The city, a model of the Universe, a heavenly Kyiv, livened up under Khomenko’s paintbrush and emerges in a combination of “sunny” hues. No wonder, the word “sunset” runs through the names of some of the cycle’s pictures – “Sunset Street” – “Vulytsia Symona Petliury,” “Sunset Minibus,” “Sunset Avenue” – “Brest-Lytovskyi Prospekt). And this incredible picture in a mixture of hot-yellow-orange, blue and black colors, is titled “Sunlight” and, in Ukrainian, “Svitlo Sontsia Bohdana Khmelnytskoho.” In most of the pictures, the hot-yellow background and sunrays contrast with gray and black manmade objects. It is the easily recognizable bridges and overpasses (e.g., “The Bridge” – “Moskovskyi Mist”). A string of cars, gray winter snow (“Winter Time” – “Zymovyi Chas”), the pedestrian bridge, and Dnieper hills under the bleak winter sky (“Privale City” – “Pryvatne Misto”).

Step by step, a grandiose picture unfolds before your eyes: Kyiv as a battlefield of true “Gnostic” cosmogony, where the forces of the Sun rival with the darkness of evil. Or, maybe, the eternal sleep of Brahma? Quite to the point, one of the largest canvases of the cycle, “The Hill over the River” – “Naberezhno-Khreshchatytska St.,” seems to show some inscriptions in Sanskrit. Incidentally, the “dual” names of each picture can also testify to the “binarity” of Kyiv, the city of Andrew the Apostle and of the Black Serpent.
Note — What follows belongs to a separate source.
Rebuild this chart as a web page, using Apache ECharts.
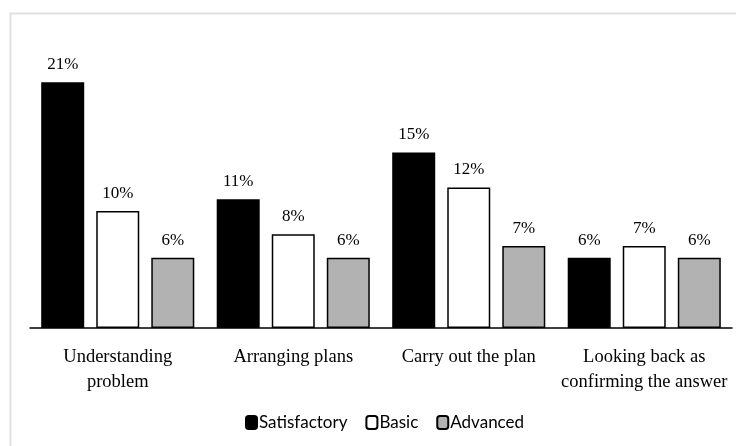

“In painting, everybody tends to see his own,” Khomenko notes. “And what pleases me is that, perhaps for the first time in my lifetime, none of the exhibit visitors asked me: ‘What do your pictures mean?’ There is no invisible wall that usually rises between the spectator and the artist with his works! It is an incredible feeling, when pictures are self-sufficient.”

The exhibit “Private City” will remain open till April 25.